Lid matters. Stargazers can launch themselves out during feeding or if spooked. Use a tight mesh or solid top and cover gaps around cords.
They can bite, and some stargazers are venomous. I treat all stargazers like they are capable of ruining your day. Use tongs, do not hand-feed, and be careful when moving sand or rocks.
Acclimation tip from experience: dim the lights, give them a quiet tank, and do not panic if you do not see them for days. If the sand bed is right, they disappear. That is normal.
What to feed them
They are not grazers or pickers. They are a sit-and-wait predator that wants meaty foods delivered right to their face.
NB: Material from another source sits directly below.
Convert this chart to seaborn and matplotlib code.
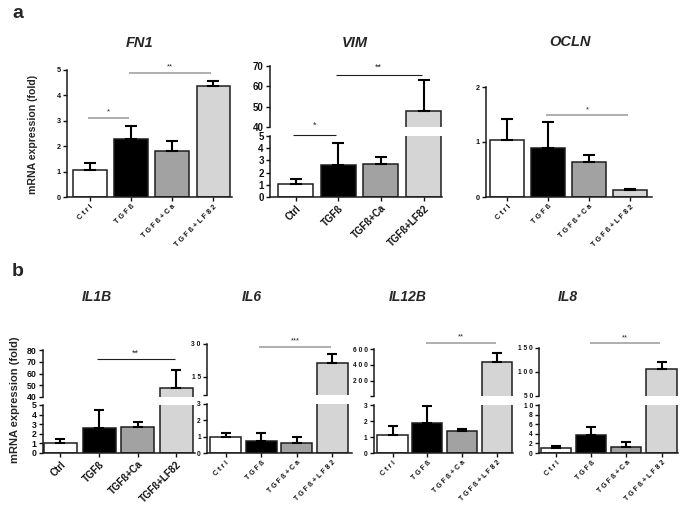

If you rely on them to chase food around the tank, they will slowly fade.
- Best starters: live ghost shrimp, small mollies acclimated to salt (common weaning trick), live shore shrimp if you can source clean ones.
- Once eating: frozen mysis, chopped shrimp, chopped clam, pieces of silverside, other marine meaty blends.
- How to feed: long tweezers or a feeding stick. Wiggle the food a few inches from their mouth and let them strike.
- Schedule: small meals 3-5 times a week beats huge feedings. They are built for ambush, not constant snacking.
If you are trying to convert one off live foods, feed at the same spot each time. They learn the routine. I have had the best luck offering live first, then immediately offering a thawed piece right after the strike while they are still in hunting mode.
Avoid freshwater feeder fish from the store. They are nutrition-poor long term and bring parasites. If you use live feeders at all, quarantine them and use salt-tolerant species you can gut-load.
How they behave and who they get along with
Most of the time they look like a pair of eyes in the sand. Then something swims by and it is a lightning strike. They are not aggressive in the "chase you around" sense, but they are absolutely predatory.
- Anything that fits in their mouth is food. That includes small fish and a lot of shrimp.
- They may eat bottom-dwelling fish that sleep on the sand (gobies, small wrasses, dragonets), especially at night.
- They do fine with larger, calm fish that stay midwater and will not harass the sand bed.
- Fast, nippy fish can stress them out and keep them buried all the time.
Think of them like a sand-based trap. If you would not trust a frogfish with a tankmate, do not trust a stargazer with it either.
Also, accept that you are keeping a fish you will not "see" much. If you want a display fish that is always out, this is the wrong species. If you like weird behavior and ambush feeding, they are addictive.
Breeding tips
Breeding in home aquariums is not common. They are not like clownfish where you can set up a tile and call it a day. Sexing them is not straightforward, and even if you get a pair, larval rearing would be its own project.
If you ever do want to try, your best shot is a species-only setup with a deep sand bed, very stable water, and heavy feeding. Be ready for planktonic larvae and the whole rotifer/copepod pipeline if it even gets that far.
Common problems to watch for
Most failures with stargazers come down to two things: starvation (because the fish never fully converts to prepared foods) and injuries/infections from a bad substrate or unstable rock.
- Not eating after purchase: common. Try live shrimp to get a feeding response, then work toward frozen.
- Slow weight loss: they can look "fine" while steadily thinning. Watch the body behind the head and along the back for pinching.
- Mouth or facial abrasions: usually from rough substrate or trying to bury in crushed coral.
- Collapsed burrow or rock shift: can injure or kill them. Secure rockwork like you would for a digging goby, but even more so.
- Gill irritation: fine sand dust or poor water quality shows up fast because they sit in the substrate.
Be careful during maintenance. If you plunge your hand into the sand to pull algae or re-seat a rock, you can end up grabbing a stargazer face-first. Use a tool to stir or move sand in their area, and know where the fish is before you go digging.
I keep a "feeding station" zone: a small clear patch of sand near the front. It makes target feeding easy and lets you check body condition without tearing up the whole scape looking for them.